[Dataset excerpt]

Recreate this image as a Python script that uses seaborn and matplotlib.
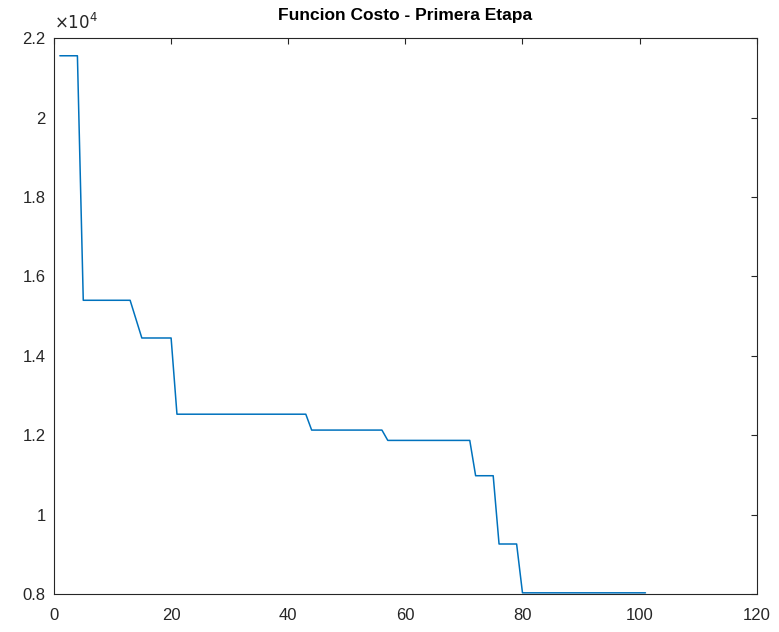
import seaborn as sns
import matplotlib.pyplot as plt
import pandas as pd
from matplotlib.ticker import FuncFormatter

# iteration where the cost changes (corners of the curve) and the cost there
iteracion = [1, 4, 5, 13, 15, 20, 21, 43, 44, 56, 57, 71, 72, 75, 76, 79, 80, 101]
costo = [21560, 21560, 15400, 15400, 14450, 14450, 12530, 12530, 12130, 12130,
         11870, 11870, 10980, 10980, 9260, 9260, 8030, 8030]

x_ticks = [0, 20, 40, 60, 80, 100, 120]
y_ticks = [8000, 10000, 12000, 14000, 16000, 18000, 20000, 22000]

df = pd.DataFrame({"iteracion": iteracion, "costo": costo})

sns.set_style("white")
plt.rcParams['font.family'] = ['Liberation Sans', 'DejaVu Sans']

fig = plt.figure(figsize=(7.79, 6.32), dpi=100)
ax = fig.add_axes([0.0693, 0.0601, 0.9021, 0.8793])

sns.lineplot(x="iteracion", y="costo", data=df, ax=ax, color="#0072BD", linewidth=1.1)

ax.set_xlim(0, 120)
ax.set_ylim(8000, 22000)
ax.set_xticks(x_ticks)
ax.set_yticks(y_ticks)
ax.yaxis.set_major_formatter(FuncFormatter(lambda v, p: f"{v / 1e4:g}"))
ax.set_xlabel("")
ax.set_ylabel("")

grey = "#262626"
for s in ax.spines.values():
    s.set_visible(True)
    s.set_color(grey)
    s.set_linewidth(0.8)
ax.tick_params(direction="in", length=4, width=0.8, color=grey, labelcolor=grey,
               labelsize=12, top=True, right=True, pad=6)
ax.tick_params(axis="x", pad=10)

ax.text(0.0, 1.012, r"$\times10^{4}$", transform=ax.transAxes, fontsize=12,
        color=grey, ha="left", va="bottom")
ax.set_title("Funcion Costo - Primera Etapa", fontsize=12.5, fontweight="bold",
             color="black", pad=13)

fig.savefig("out.png", dpi=100)
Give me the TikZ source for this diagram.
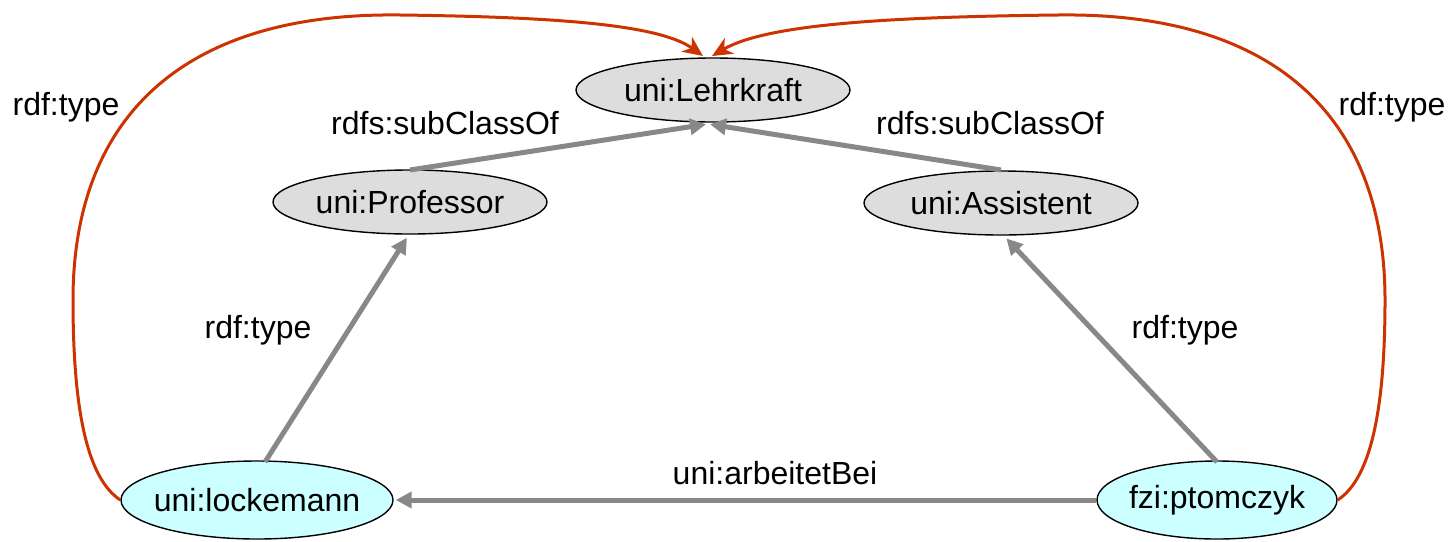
\documentclass[tikz,border=0pt]{standalone}
\usepackage{fontspec}
\setmainfont{Liberation Sans}
\usetikzlibrary{shapes.geometric,arrows.meta}
\definecolor{classfill}{HTML}{DDDDDD}
\definecolor{instfill}{HTML}{CCFFFF}
\definecolor{edgegray}{HTML}{888888}
\definecolor{typered}{HTML}{CC3300}
\begin{document}
\begin{tikzpicture}[x=0.5pt,y=-0.5pt,
  every node/.style={font=\fontsize{16}{19}\selectfont},
  oval/.style={ellipse,draw=black,line width=0.7pt,inner sep=0pt,
    label={[inner sep=0pt,anchor=center]center:#1}},
  cls/.style={oval=#1,fill=classfill,minimum width=137pt,minimum height=32pt},
  inst/.style={oval=#1,fill=instfill,minimum height=39pt},
  rel/.style={draw=edgegray,line width=2.5pt,-{Triangle[length=8pt,width=8pt]},shorten >=1pt},
  redrel/.style={draw=typered,line width=1.5pt,-{Stealth[length=10pt,width=9pt,inset=3pt]}},
  lbl/.style={inner sep=0pt}]
\useasboundingbox (0,0) rectangle (1454,541);

% classes
\node[cls=uni:Lehrkraft] (lehr) at (713,90) {};
\node[cls=uni:Professor] (prof) at (410,202) {};
\node[cls=uni:Assistent] (asst) at (1001,203) {};
% instances
\node[inst=uni:lockemann,minimum width=136pt] (lock) at (257,500) {};
\node[inst=fzi:ptomczyk,minimum width=120pt] (ptom) at (1217,500) {};

% anchor points on the ovals
\coordinate (lehrB) at (708,124);
\coordinate (profT) at (410,170);
\coordinate (asstT) at (1001,170);
\coordinate (profB) at (408,236);
\coordinate (asstB) at (1005,237);
\coordinate (lockT) at (265,462);
\coordinate (ptomT) at (1217,462);
\coordinate (lehrT) at (703,56);
\coordinate (lehrT2) at (712,56);

% gray relations
\draw[rel] (profT) -- (lehrB);
\draw[rel] (asstT) -- (lehrB);
\draw[rel] (lockT) -- (profB);
\draw[rel] (ptomT) -- (asstB);
\draw[rel] (ptom.west) -- (lock.east);

% red rdf:type arcs
\draw[redrel] (lock.west) .. controls (90,480) and (73,420) .. (73,300)
  .. controls (73,120) and (180,12) .. (400,15)
  .. controls (560,17) and (660,25) .. (lehrT);
\draw[redrel] (ptom.east) .. controls (1368,480) and (1385,420) .. (1385,300)
  .. controls (1385,120) and (1278,12) .. (1058,15)
  .. controls (880,17) and (765,25) .. (lehrT2);

% labels
\node[lbl] (l1) at (66,107) {rdf:type};
\node[lbl] (l2) at (1392,107) {rdf:type};
\node[lbl] (l3) at (445,123) {rdfs:subClassOf};
\node[lbl] (l4) at (990,123) {rdfs:subClassOf};
\node[lbl] (l5) at (258,330) {rdf:type};
\node[lbl] (l6) at (1185,330) {rdf:type};
\node[lbl] (l7) at (775,473) {uni:arbeitetBei};
\end{tikzpicture}
\end{document}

Job: Above are the records; repeat their lines from the first through the line containing "from matplotlib.ticker import FuncFormatter", and leave out each picture.

In response:
Recreate this image as a Python script that uses seaborn and matplotlib.
import seaborn as sns
import matplotlib.pyplot as plt
import pandas as pd
from matplotlib.ticker import FuncFormatter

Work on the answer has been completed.